Could Wood – Glued-Together Layered Slabs Of It – Become The Next High-Tech Building Material?
Dec 29, 2016
Photo: Courtesy of Anders Berensson Architects
Until recently, there were two basic ways of using wood in construction: chop down whole tree trunks for heavy beams or saw them into two-by-fours. The first, which produced log cabins and medieval church roofs, is costly and inefficient today, relying on scarce old-growth. The second gives us stick-built houses but nothing much taller than a few floors. Now a third technique, sandwiching layers of wood and adhesive, yields cross-laminated timber (CLT), a kind of super-plywood that comes in immense slabs as long as a bowling lane and as thick as 12 inches. A similar process yields steel-hard beams called glulam. The principle is almost touchingly simple: “Gluing a stack of cards together produces something stronger than building a house of cards,” says architect Do Janne Vermeulen, a principal at the Dutch firm Team V Architecture.

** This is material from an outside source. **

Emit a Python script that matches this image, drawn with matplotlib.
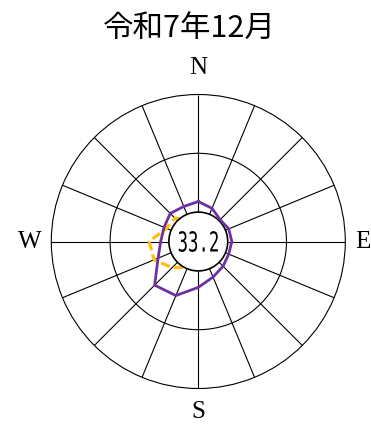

New structural systems come along rarely, and when they do, they usually wind up transforming cities. When steel replaced iron at the end of the 19th century, the path from the ten-story Home Insurance Building in Chicago to the Empire State Building took less than 50 years. Today, mass timber (the umbrella term for CLT and glulam) could have a similarly radical impact, because it gives architects and builders a chance to think in fresh ways — “the first new way to put up tall buildings in 100 years,” says the Vancouver-based architect Michael Green. Everyone responds to the charm and idiosyncrasies of wood — violin and guitar-makers have always understood wood’s strength and emotional power — and at a time when almost all new big buildings are glass-wrapped boxes of concrete and steel, the resurgence of an old-time building material feels like a hopeful breeze. And yet architects have only just begun to assimilate the imaginative tools that new timber technologies give them.